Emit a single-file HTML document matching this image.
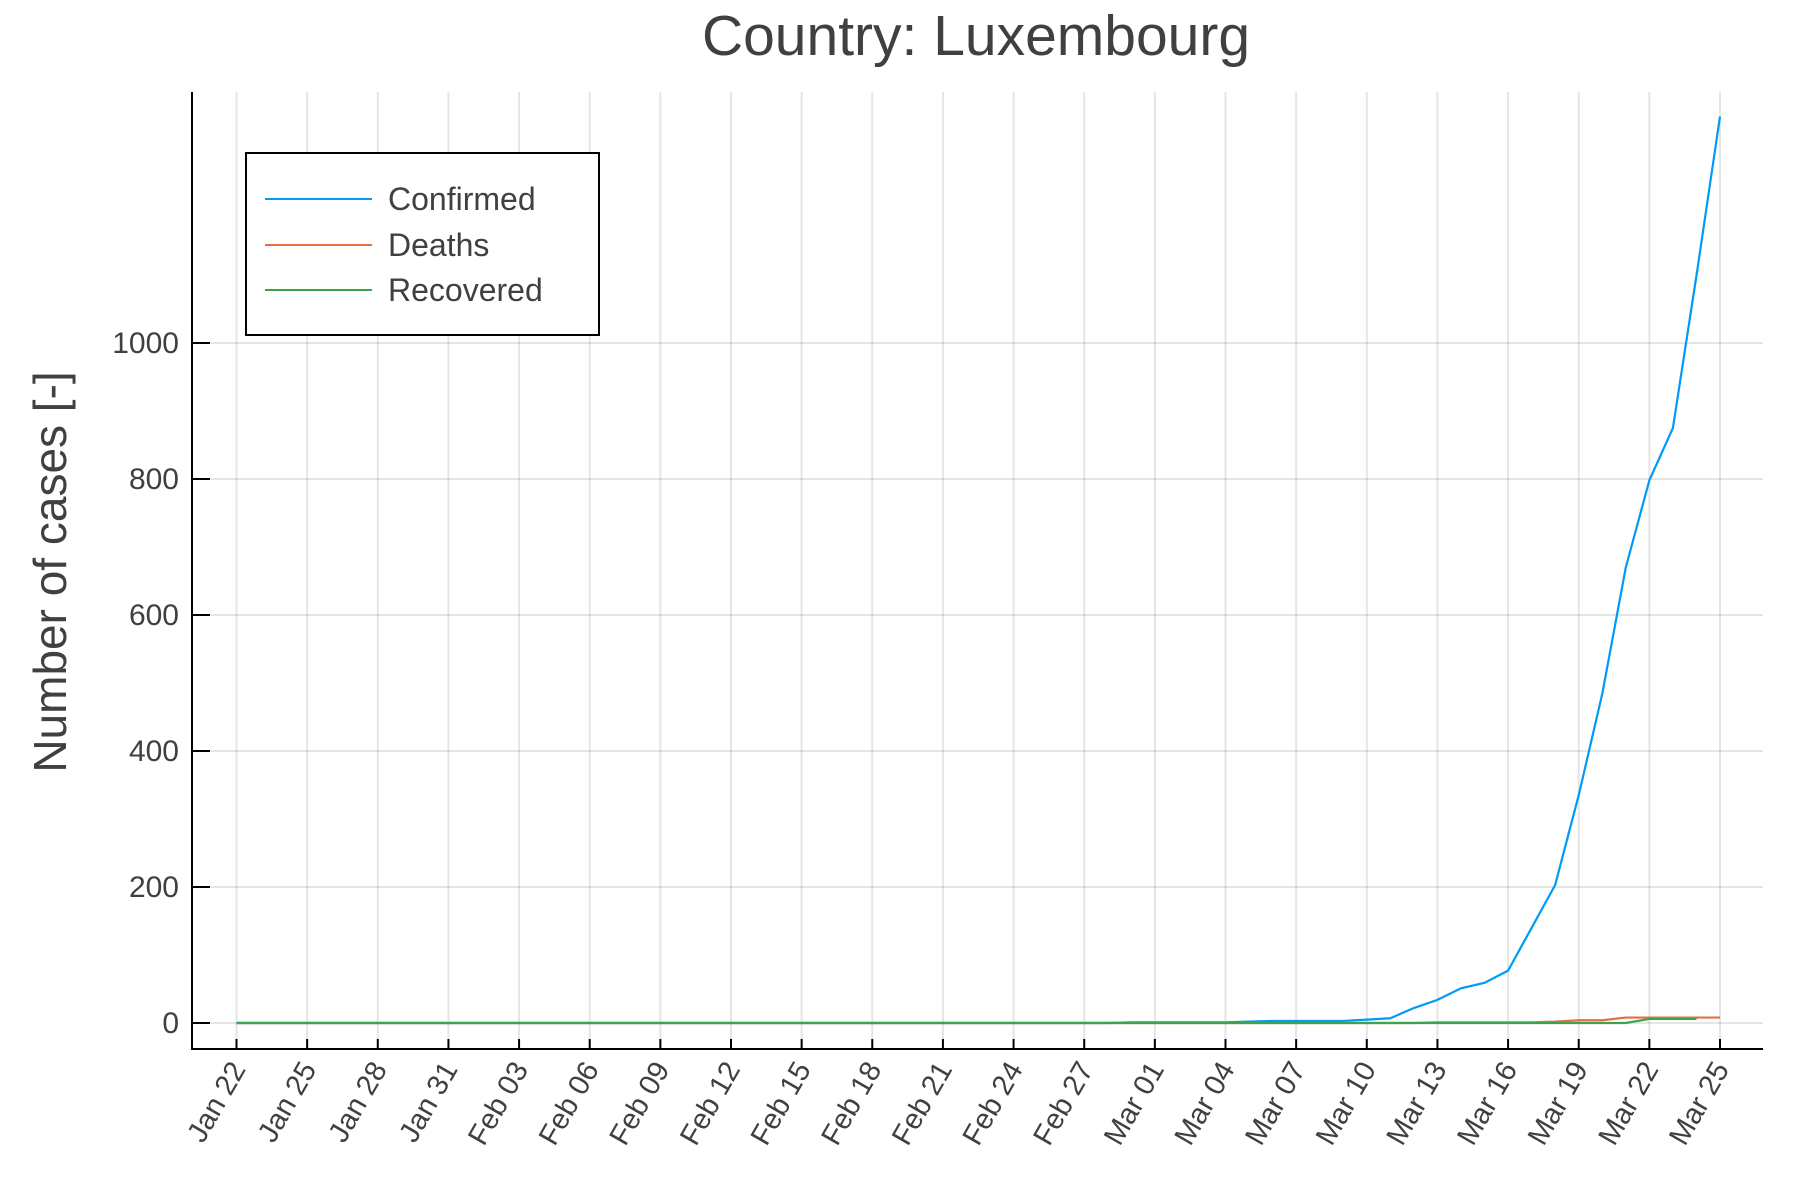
<!DOCTYPE html>
<html><head><meta charset="utf-8"><style>
html,body{margin:0;padding:0;background:#fff;}
svg{display:block;font-family:"Liberation Sans",Arial,sans-serif;}
</style></head><body>
<svg id="chart" width="1800" height="1200" viewBox="0 0 1800 1200">
<text x="976" y="55" text-anchor="middle" font-size="57" fill="#404040">Country: Luxembourg</text>
<text transform="translate(66,572) rotate(-90)" text-anchor="middle" font-size="46" fill="#404040">Number of cases [-]</text>
<g id="grid"></g>
<g id="series"></g>
<g id="axes"></g>
<g>
<rect x="246" y="153" width="353" height="182" fill="#fff" stroke="#000" stroke-width="2"/>
<line x1="265" y1="199" x2="372" y2="199" stroke="#009af9" stroke-width="2"/>
<text x="388" y="210" font-size="32" fill="#404040">Confirmed</text>
<line x1="265" y1="245" x2="372" y2="245" stroke="#e26f46" stroke-width="2"/>
<text x="388" y="256" font-size="32" fill="#404040">Deaths</text>
<line x1="265" y1="290" x2="372" y2="290" stroke="#3da44d" stroke-width="2"/>
<text x="388" y="301" font-size="32" fill="#404040">Recovered</text>
</g>
</svg>
<script>
const dateLabels = ["Jan 22","Jan 25","Jan 28","Jan 31","Feb 03","Feb 06","Feb 09","Feb 12","Feb 15","Feb 18","Feb 21","Feb 24","Feb 27","Mar 01","Mar 04","Mar 07","Mar 10","Mar 13","Mar 16","Mar 19","Mar 22","Mar 25"];
const yTicks = [0,200,400,600,800,1000];
const confirmed = [0,0,0,0,0,0,0,0,0,0, 0,0,0,0,0,0,0,0,0,0, 0,0,0,0,0,0,0,0,0,0, 0,0,0,0,0,0,0,0,1,1, 1,1,1,2,3,3,3,3,5,7, 22,34,51,59,77,140,203,335,484,670, 798,875,1099,1333];
const deaths = [0,0,0,0,0,0,0,0,0,0, 0,0,0,0,0,0,0,0,0,0, 0,0,0,0,0,0,0,0,0,0, 0,0,0,0,0,0,0,0,0,0, 0,0,0,0,0,0,0,0,0,0, 0,1,1,1,1,1,2,4,4,8, 8,8,8,8];
const recovered = [0,0,0,0,0,0,0,0,0,0, 0,0,0,0,0,0,0,0,0,0, 0,0,0,0,0,0,0,0,0,0, 0,0,0,0,0,0,0,0,0,0, 0,0,0,0,0,0,0,0,0,0, 0,0,0,0,0,0,0,0,0,0, 6,6,6];

const NS="http://www.w3.org/2000/svg";
const L=192,R=1763,T=92,B=1049;
const xDay=d=>236.5+d*(1720-236.5)/63;
const yVal=v=>1023-v*0.68;
function mk(tag,attrs,parent){const e=document.createElementNS(NS,tag);for(const k in attrs)e.setAttribute(k,attrs[k]);parent.appendChild(e);return e;}
const grid=document.getElementById('grid'),axes=document.getElementById('axes'),series=document.getElementById('series');
dateLabels.forEach((lab,i)=>{
  const x=xDay(i*3);
  const g=mk('line',{x1:x,y1:T,x2:x,y2:B,stroke:'#000','stroke-opacity':0.1,'stroke-width':2},grid);
  
  
  const t=mk('line',{x1:x,y1:B,x2:x,y2:B-10,stroke:'#000','stroke-width':2},axes);
  
  
  const tx=mk('text',{transform:`translate(${x+10},${B+20}) rotate(-60)`,'text-anchor':'end','font-size':29,fill:'#404040'},axes);
  tx.textContent=lab;
  
  
});
yTicks.forEach(v=>{
  const y=yVal(v);
  const g=mk('line',{x1:L,y1:y,x2:R,y2:y,stroke:'#000','stroke-opacity':0.1,'stroke-width':2},grid);
  
  
  const t=mk('line',{x1:L,y1:y,x2:L+18,y2:y,stroke:'#000','stroke-width':2},axes);
  
  
  const tx=mk('text',{x:L-13,y:y+10,'text-anchor':'end','font-size':30,fill:'#404040'},axes);
  tx.textContent=v;
  
  
});
const ax=mk('path',{d:`M${L},${T} L${L},${B} L${R},${B}`,fill:'none',stroke:'#000','stroke-width':2},axes);


[[confirmed,'#009af9','confirmed-line'],[deaths,'#e26f46','deaths-line'],[recovered,'#3da44d','recovered-line']].forEach(([arr,c,n])=>{
  const p=mk('polyline',{points:arr.map((v,i)=>xDay(i)+','+yVal(v)).join(' '),fill:'none',stroke:c,'stroke-width':2.2},series);
  
  
});
</script>
</body></html>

PROBLEM STATEMENT –
The material above holds pictures; copy everything else in it exactly.

IN RESPONSE –
Emit a single-file HTML document matching this image.
<!DOCTYPE html>
<html><head><meta charset="utf-8"><style>
html,body{margin:0;padding:0;background:#fff;}
svg{display:block;font-family:"Liberation Sans",Arial,sans-serif;}
</style></head><body>
<svg id="chart" width="1800" height="1200" viewBox="0 0 1800 1200">
<text x="976" y="55" text-anchor="middle" font-size="57" fill="#404040">Country: Luxembourg</text>
<text transform="translate(66,572) rotate(-90)" text-anchor="middle" font-size="46" fill="#404040">Number of cases [-]</text>
<g id="grid"></g>
<g id="series"></g>
<g id="axes"></g>
<g>
<rect x="246" y="153" width="353" height="182" fill="#fff" stroke="#000" stroke-width="2"/>
<line x1="265" y1="199" x2="372" y2="199" stroke="#009af9" stroke-width="2"/>
<text x="388" y="210" font-size="32" fill="#404040">Confirmed</text>
<line x1="265" y1="245" x2="372" y2="245" stroke="#e26f46" stroke-width="2"/>
<text x="388" y="256" font-size="32" fill="#404040">Deaths</text>
<line x1="265" y1="290" x2="372" y2="290" stroke="#3da44d" stroke-width="2"/>
<text x="388" y="301" font-size="32" fill="#404040">Recovered</text>
</g>
</svg>
<script>
const dateLabels = ["Jan 22","Jan 25","Jan 28","Jan 31","Feb 03","Feb 06","Feb 09","Feb 12","Feb 15","Feb 18","Feb 21","Feb 24","Feb 27","Mar 01","Mar 04","Mar 07","Mar 10","Mar 13","Mar 16","Mar 19","Mar 22","Mar 25"];
const yTicks = [0,200,400,600,800,1000];
const confirmed = [0,0,0,0,0,0,0,0,0,0, 0,0,0,0,0,0,0,0,0,0, 0,0,0,0,0,0,0,0,0,0, 0,0,0,0,0,0,0,0,1,1, 1,1,1,2,3,3,3,3,5,7, 22,34,51,59,77,140,203,335,484,670, 798,875,1099,1333];
const deaths = [0,0,0,0,0,0,0,0,0,0, 0,0,0,0,0,0,0,0,0,0, 0,0,0,0,0,0,0,0,0,0, 0,0,0,0,0,0,0,0,0,0, 0,0,0,0,0,0,0,0,0,0, 0,1,1,1,1,1,2,4,4,8, 8,8,8,8];
const recovered = [0,0,0,0,0,0,0,0,0,0, 0,0,0,0,0,0,0,0,0,0, 0,0,0,0,0,0,0,0,0,0, 0,0,0,0,0,0,0,0,0,0, 0,0,0,0,0,0,0,0,0,0, 0,0,0,0,0,0,0,0,0,0, 6,6,6];

const NS="http://www.w3.org/2000/svg";
const L=192,R=1763,T=92,B=1049;
const xDay=d=>236.5+d*(1720-236.5)/63;
const yVal=v=>1023-v*0.68;
function mk(tag,attrs,parent){const e=document.createElementNS(NS,tag);for(const k in attrs)e.setAttribute(k,attrs[k]);parent.appendChild(e);return e;}
const grid=document.getElementById('grid'),axes=document.getElementById('axes'),series=document.getElementById('series');
dateLabels.forEach((lab,i)=>{
  const x=xDay(i*3);
  const g=mk('line',{x1:x,y1:T,x2:x,y2:B,stroke:'#000','stroke-opacity':0.1,'stroke-width':2},grid);
  
  
  const t=mk('line',{x1:x,y1:B,x2:x,y2:B-10,stroke:'#000','stroke-width':2},axes);
  
  
  const tx=mk('text',{transform:`translate(${x+10},${B+20}) rotate(-60)`,'text-anchor':'end','font-size':29,fill:'#404040'},axes);
  tx.textContent=lab;
  
  
});
yTicks.forEach(v=>{
  const y=yVal(v);
  const g=mk('line',{x1:L,y1:y,x2:R,y2:y,stroke:'#000','stroke-opacity':0.1,'stroke-width':2},grid);
  
  
  const t=mk('line',{x1:L,y1:y,x2:L+18,y2:y,stroke:'#000','stroke-width':2},axes);
  
  
  const tx=mk('text',{x:L-13,y:y+10,'text-anchor':'end','font-size':30,fill:'#404040'},axes);
  tx.textContent=v;
  
  
});
const ax=mk('path',{d:`M${L},${T} L${L},${B} L${R},${B}`,fill:'none',stroke:'#000','stroke-width':2},axes);


[[confirmed,'#009af9','confirmed-line'],[deaths,'#e26f46','deaths-line'],[recovered,'#3da44d','recovered-line']].forEach(([arr,c,n])=>{
  const p=mk('polyline',{points:arr.map((v,i)=>xDay(i)+','+yVal(v)).join(' '),fill:'none',stroke:c,'stroke-width':2.2},series);
  
  
});
</script>
</body></html>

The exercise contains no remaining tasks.